Walker of Bowland (1764-1831)http://en.wikisource.org/wiki/Walker,_A ... 28DNB00%29
Excerpt from Walker of Bowland papers in Dharampal's works:
(Annexure C of this PDF : http://www.arvindguptatoys.com/arvindgu ... ultree.pdf
My emphasis added.
The learning of the Malabar is probably more limited than that of the more central people of India; but they are not inattentive to the cultivation of letters. They are particularly anxious and attentive to instruct their children to read and to write. Education with them is an early and an important business in every family. Many of their women are taught to read and write. The Bramans are generally the school masters, but any of the respectable castes may, and often do, practice teaching. The children are instructed without violence, and by a process peculiarly simple. It is the same system which has caused so much heat and controversy, as to the inventors of it, in this country, and the merit of which was due to neither of the claimants.

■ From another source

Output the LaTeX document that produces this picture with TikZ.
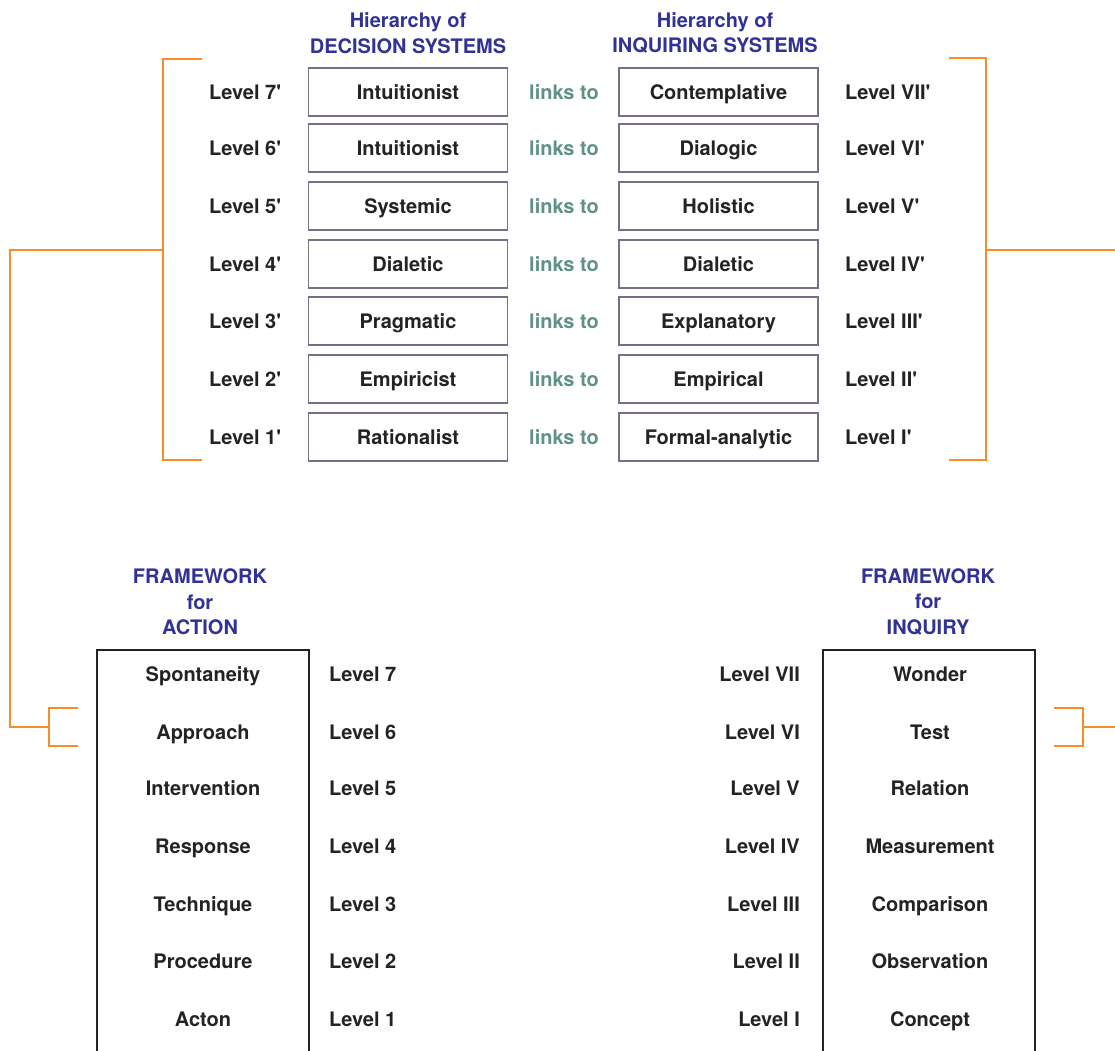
\documentclass[tikz,border=0pt]{standalone}
\usepackage{fontspec}
\setmainfont{TeX Gyre Heros}
\usetikzlibrary{positioning}
\definecolor{headblue}{RGB}{50,50,150}
\definecolor{linkteal}{RGB}{95,145,135}
\definecolor{boxgray}{RGB}{120,110,135}
\definecolor{bracket}{RGB}{247,140,40}
\definecolor{inkdark}{RGB}{35,35,35}

\begin{document}
\begin{tikzpicture}
      [ x=1pt, y=-1pt,
        every node/.style={font=\fontsize{20}{24}\selectfont\bfseries, text=inkdark},
        lbl/.style={text height=18.4pt, text depth=4pt, inner sep=0pt},
        sysbox/.style={lbl, draw=boxgray, line width=1.5pt,
                       minimum width=199pt, minimum height=48pt},
        heading/.style={text=headblue, align=center,
                        font=\fontsize{20}{25.5}\selectfont\bfseries},
        linklabel/.style={lbl, text=linkteal},
        frame/.style={draw=inkdark, line width=1.5pt},
        brace/.style={draw=bracket, line width=1.5pt}
      ]
      \useasboundingbox (0,0) rectangle (1115,1050);

      % headings
      \node[heading] (dechead) at (408,33)  {Hierarchy of\\DECISION SYSTEMS};
      \node[heading] (inqhead) at (715,33)  {Hierarchy of\\INQUIRING SYSTEMS};
      \node[heading] (acthead) at (200,602) {FRAMEWORK\\for\\ACTION};
      \node[heading] (qryhead) at (928,602) {FRAMEWORK\\for\\INQUIRY};

      % hierarchies
      \foreach \n/\y/\dec/\inq/\rom in
        {7/92/Intuitionist/Contemplative/VII, 6/148/Intuitionist/Dialogic/VI,
         5/206/Systemic/Holistic/V, 4/264/Dialetic/Dialetic/IV,
         3/321/Pragmatic/Explanatory/III, 2/379/Empiricist/Empirical/II,
         1/437/Rationalist/Formal-analytic/I}
      {
        \node[lbl,anchor=west] (dlev\n) at (209,\y)   {Level \n\textquotesingle};
        \node[sysbox]          (dec\n)  at (408,\y)   {\dec};
        \node[linklabel]       (link\n) at (564,\y)   {links to};
        \node[sysbox]          (inq\n)  at (718.5,\y) {\inq};
        \node[lbl,anchor=west] (ilev\n) at (845,\y)   {Level \rom\textquotesingle};
      }

      % frameworks
      \draw[frame] (97,1052) |- (309,650) -- (309,1052);
      \draw[frame] (823,1052) |- (1035,650) -- (1035,1052);
      \foreach \n/\y/\act/\qry/\rom in
        {7/674/Spontaneity/Wonder/VII, 6/732/Approach/Test/VI,
         5/788/Intervention/Relation/V, 4/846/Response/Measurement/IV,
         3/904/Technique/Comparison/III, 2/961/Procedure/Observation/II,
         1/1019/Acton/Concept/I}
      {
        \node[lbl]             (act\n)  at (203,\y) {\act};
        \node[lbl,anchor=west] (alev\n) at (329,\y) {Level \n};
        \node[lbl,anchor=east] (qlev\n) at (800,\y) {Level \rom};
        \node[lbl]             (qry\n)  at (930,\y) {\qry};
      }

      % brackets
      \coordinate (ltop) at (202,59);   \coordinate (lbot) at (202,460);
      \coordinate (lmid) at (163,250);  \coordinate (ljoin) at (49,727);
      \coordinate (lup)  at (78,708);   \coordinate (ldown) at (78,746);
      \coordinate (rtop) at (949,58);   \coordinate (rbot) at (949,460);
      \coordinate (rmid) at (986,250);  \coordinate (rend) at (1116,250);
      \coordinate (rup)  at (1054,708); \coordinate (rdown) at (1054,746);
      \coordinate (rjoin) at (1083,727); \coordinate (rlow) at (1116,727);

      \draw[brace] (ltop) -| (lbot -| lmid) -- (lbot);
      \draw[brace] (lmid) -| (10,727) -- (ljoin);
      \draw[brace] (lup) -| (ldown -| ljoin) -- (ldown);
      \draw[brace] (rtop) -| (rbot -| rmid) -- (rbot);
      \draw[brace] (rmid) -- (rend);
      \draw[brace] (rup) -| (rdown -| rjoin) -- (rdown);
      \draw[brace] (rjoin) -- (rlow);
    \end{tikzpicture}
\end{document}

The system was borrowed from the Bramans and brought from India to Europe. It has been made the foundation of National schools in every enlightened country. Some gratitude is due to a people from whom we have learnt to diffuse among the lower ranks of society instruction by one of the most unerring and economical methods which has ever been invented. The pupils are the monitors of each other, and the characters are traced with a rod, or the finger on the sand. Reading and writing are acquired at the same time, and by the same process. This mode of teaching however is only initial. If the pupil is meant to study the higher branches of learning, he is removed from these primary schools, where the arts of reading, writing and accounts are acquired, and placed under more scientific masters. It is to these elementary schools that the labouring classes in India owe their education. It gives them an access, from the introduction of the system into this part of the world; advantage which the same classes in Europe, only now partially conferred on them a superior share of intelligence and placed them in a situation to perform better all the duties of life.
About 200 years ago, Peter Della Valle published an account of this mode of instruction in Malabar. He wrote from Tkkeri 22nd November 1623.
‘In the meantime,’ he says, ‘while the burthens were getting in order, I entertained myself in the porch of the temple, beholding little boys learning arithmetic after a strange manner, which I will here relate. They were four, and having all taken the same lesson before the master, to get that same by heart, and repeat likewise their former lessons, and not forget them, one of them singing musically with a certain continued tone, (which hath the force of making a deep impression in the memory) recited part of the lesson; as for example, “one by itself makes one”; and whilst he was thus speaking, he writ down the same number, not with any kind of pen, nor in paper, but (not to spend paper in vain) with his finger on the ground, the pavement being for that purpose strewed all over with fine sand; after the first had wrote what he sung, all the rest sung and writ down the same thing together. Then the first boy sung, and writ down another part of the lesson; as, for example, two by itself makes
two, which all the rest repeated in the same manner; and so forward in order. When the pavement was full of figures, they put them out with the hand, and if need were, strewed it with new sand from a little heap which they had before them wherewith to write further. And thus they did as long as exercise continued; in which manner likewise they told one, they learnt to read and write without spoiling paper, pens or ink, which certainly is a pretty way. I asked them, if they happen to forget or be mistaken in any part of the lesson, who corrected and taught them, they being all scholars without the assistance of any master; they answered me, and said true, that it was not possible for all four to forget or mistake in the same part, and that they thus exercised together, to the end, that if one happened to be out, the other might correct him. Indeed a pretty, easy and secure way of learning.’
We are continually reproaching the natives of India with the slow advances they have made in knowledge and their neglect of opportunities to acquire it. There we have an instance of the same neglect in Europeans, who have allowed two centuries to pass after they were acquainted with this invention, before they applied it to any practical use. It was at length introduced into this country without any acknowledgement and it was even claimed as an invention by two individuals who disputed upon the priority of discovery. The Missionaries have now honestly owned that the system upon which these schools are taught was borrowed from India. It has been probably improved by us, but this is the fate of all original conceptions, which commonly make the most rapid advances at second hand.
There are other, more commonly quoted passages from Dharampal. Let there be no doubt that the Indian traditions, prior to destruction by the British, were just as literate, if not more, than Christian Europe.